A Brief History of Chicago

The Early Days

Before Chicago was officially "discovered" by the team of Father Jacques Marquette, a French missionary, and Louis Jolliet, a French-Canadian mapmaker and trader, in 1673, the area served as a center of trade and seasonal hunting grounds for several Native American tribes, including the Miami, Illinois, and Pottawattomie. Villages kept close trading ties with the French, though scuffles with the Fox tribe kept the French influence at bay until 1779. That year, black French trader Jean Baptiste Point du Sable built a five-room "mansion" by the mouth of the Chicago River on the shore of Lake Michigan.

The Great Fire

The city grew until 1871, when a fire in the barn of Catherine and Patrick O'Leary spread across the city, killing hundreds. (Contrary to the legend, it was probably not started by a cow kicking over a lantern.) A recent drought coupled with crowded wooden buildings and wood-brick streets allowed the blaze to take hold quickly, destroying 18,000 structures within 36 hours.

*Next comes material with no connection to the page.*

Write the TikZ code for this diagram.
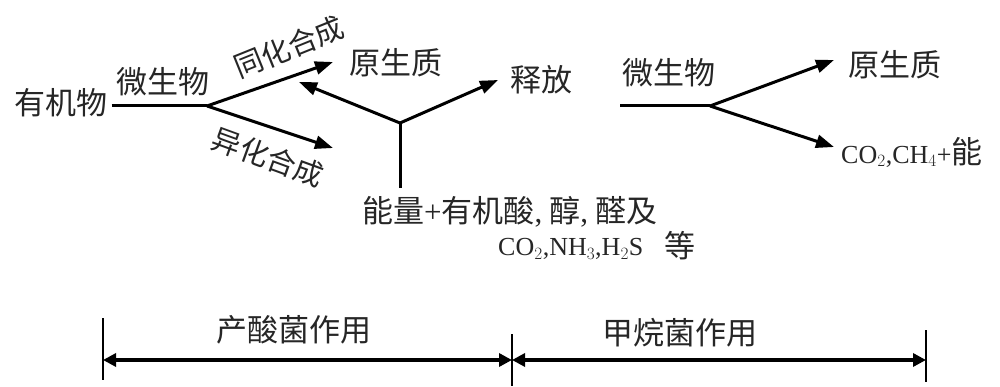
\documentclass[tikz,border=0pt]{standalone}
\usepackage{fontspec}
\setmainfont{Liberation Serif}
\newfontfamily\cjk{Noto Sans CJK SC}
\usetikzlibrary{arrows.meta}
\tikzset{
  lab/.style={font=\cjk\fontsize{31}{31}\selectfont, inner sep=0pt, text=black!85},
  rlab/.style={font=\cjk\fontsize{29}{29}\selectfont, inner sep=0pt, text=black!85},
  chem/.style={font=\fontsize{26}{26}\selectfont, inner sep=0pt, text=black!85},
  flow/.style={line width=3pt, -{Triangle[length=18pt,width=13pt]}},
  plain/.style={line width=3pt},
  span/.style={line width=4pt, {Triangle[length=13pt,width=13pt]}-{Triangle[length=13pt,width=13pt]}},
  tick/.style={line width=2pt}
}
\begin{document}
\begin{tikzpicture}[x=1pt,y=-1pt]
\useasboundingbox[fill=white] (0,0) rectangle (1000,387);
% left part
\node[lab] (org) at (61,103) {有机物};
\node[lab] (mic1) at (163,82) {微生物};
\node[rlab, rotate=22] (tonghua) at (289,47) {同化合成};
\node[rlab, rotate=-20] (yihua) at (268,157) {异化合成};
\node[lab] (yuan1) at (396,63) {原生质};
\node[lab] (shifang) at (541,80) {释放};
\node[lab, anchor=west] (energy) at (362,212) {能量{\rmfamily +}有机酸{\rmfamily,} 醇{\rmfamily,} 醛及};
\node[chem, anchor=west] (gas) at (498,249) {CO$_2$,NH$_3$,H$_2$S};
\node[lab] (deng) at (680,246) {等};
\coordinate (b1) at (207,106);
\coordinate (y0) at (400,123);
\draw[plain] (org.east) ++(4,3) -- (b1);
\draw[flow] (b1) -- (333,62);
\draw[flow] (b1) -- (333,148);
\draw[flow] (y0) -- (299,82);
\draw[flow] (y0) -- (498,80);
\draw[plain] (y0) -- (400,188);
% right part
\node[lab] (mic2) at (669,73) {微生物};
\node[lab] (yuan2) at (895,65) {原生质};
\node[chem, anchor=west] (co2) at (841,152) {CO$_2$,CH$_4$+{\cjk\fontsize{31}{31}\selectfont 能}};
\coordinate (b2) at (710,106);
\draw[plain] (620,106) -- (b2);
\draw[flow] (b2) -- (834,60);
\draw[flow] (b2) -- (834,147);
% bottom
\node[lab] (acid) at (294,330) {产酸菌作用};
\node[lab] (meth) at (680,333) {甲烷菌作用};
\coordinate (t1) at (103,360);
\coordinate (t2) at (512,360);
\coordinate (t3) at (926,360);
\draw[tick] (103,318) -- (103,380);
\draw[tick] (512,334) -- (512,386);
\draw[tick] (926,330) -- (926,382);
\draw[span] (t1) -- (t2);
\draw[span] (t2) -- (t3);
\end{tikzpicture}
\end{document}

Gangsters to the Great Migration

World War I (aka the Great War) changed the face of Chicago. Postwar—and especially during Prohibition (1920–33)—the Torrio–Capone organization expanded its gambling and liquor distribution operations, consolidating its power during the violent "beer wars" from 1924 to 1930. Hundreds of casualties include the seven victims of the infamous 1929 St. Valentine's Day Massacre. In 1934 the FBI gunned down bank robber and "Public Enemy No. 1" John Dillinger outside the Biograph Theater on the North Side, now a theater venue and a Chicago landmark.

The Great War also led to the Great Migration, when African-Americans from the South moved to the northern cities between 1916 and 1970. World War I slowed immigration from Europe but increased jobs in Chicago's manufacturing industry. More than 500,000 African-Americans came to the city to find work, and by the mid-20th century African-Americans were a strong force in Chicago's political, economic, and cultural life.

The Notorious 1968 Democratic Convention

The Daley dynasty began when Richard J. Daley became mayor in 1955. He was reelected five times, and his son Richard M. Daley ran the city until opting out in 2011, when President Barack Obama's former chief of staff, Rahm Emanuel, won.

The first Mayor Daley redrew Chicago's landscape, overseeing the construction of O'Hare International Airport, the expressway system, the University of Illinois at Chicago, and a towering skyline. He also helped John F. Kennedy get elected.

Despite these advances, Mayor Richard J. Daley is perhaps best known for his crackdown on student protesters during the 1968 Democratic National Convention. Americans watched on their televisions as the Chicago police beat the city's youth with sticks and blinded them with tear gas. That incident, plus his "shoot-to-kill" order during the riots that followed the assassination of Dr. Martin Luther King Jr., and his use of public funds to build giant, disastrous public housing projects like Cabrini–Green, eventually led to the temporary dissolution of the Democratic machine in Chicago. After Daley's death, Chicago's first black—and beloved—mayor, Harold Washington, took office in 1983.

Chicago Today

The thriving commercial and financial "City of Broad Shoulders" is spiked with gorgeous architecture and set with cultural and recreational gems, including the Art Institute, Millennium Park, 250 theater companies, and 30 miles of shoreline. Approximately 2.8 million residents live within the city limits, and tens of thousands commute from the ever-sprawling suburbs to work downtown.

The last Mayor Daley gave downtown a makeover, with his focus on ecofriendly building initiatives that led to a green roof on City Hall and new bike paths throughout town. But parts of the South and West sides remain mired in poverty and suffer the brunt of the gun violence that has made international headlines.

There are always controversies (former governor Rod Blagojevich was convicted of federal corruption charges in 2011 and current Mayor Emanuel is no stranger to contention), but most Chicagoans are fiercely proud to call the city home.